Сейчас, как я понимаю, все эти краткие содержания глав — просто находка для ленивых студентов отделения английской литературы.
В современном мире, с его кинематографом, с этими триллерами, с одержимостью «жанром», мы, книги своего века, должны признать тот факт, что сюжет теперь — это все. Тогда, может быть, подзаголовки должны вернуться? Наверняка найдется немало читателей, которые будут только довольны, если они полностью вытеснят сами главы. Хорошие современные книги, вроде меня, должны расстаться со всякими канительными описаниями, второстепенными персонажами, лирическими отступлениями и переходить сразу к сути, к очищенной от всего лишнего сюжетной линии. Итак, если эту главу начать заново:
…в которой Миранда едет на работу. По пути она встречает симпатичного молодого человека, и они слегка флиртуют. В конце нас с ней разлучают.
Буквально. Вот и все. Все, что действительно произошло. Пожалуйста, можете теперь сразу переходить к пятой главе с уверенностью в том, что вы ничего важного не пропустите. Нет, правда.

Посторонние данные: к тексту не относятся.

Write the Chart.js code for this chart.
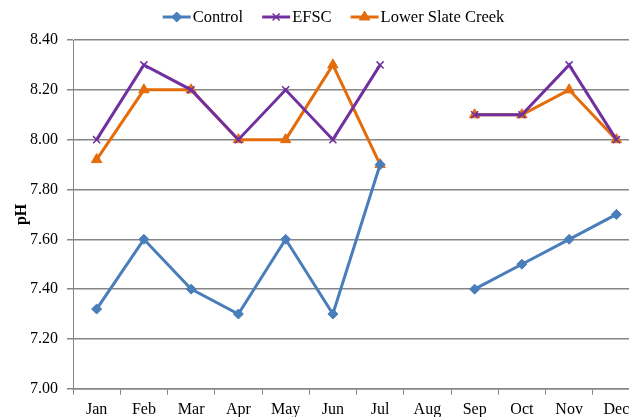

Знаете, я просто собираюсь несколько абзацев потрепаться о станции метро Голдхоук-роуд, и никакого особого сюжета, кроме того, что уже сказано, тут нет. Я имею в виду, что мое подробное описание того дня в жизни Миранды никак не ускорит ваше продвижение к концу этой истории.
Одно меня пугает. Вам, наверно, не понравится, что я так трепетно отношусь к Миранде. Но что было, то прошло. Вы. Теперь со мною вы. Теперь вы меня создаете и уточняете. И если сейчас вы хотите перейти непосредственно к сюжету, я не буду возражать.
4
На грани, в предельном случае (лат.).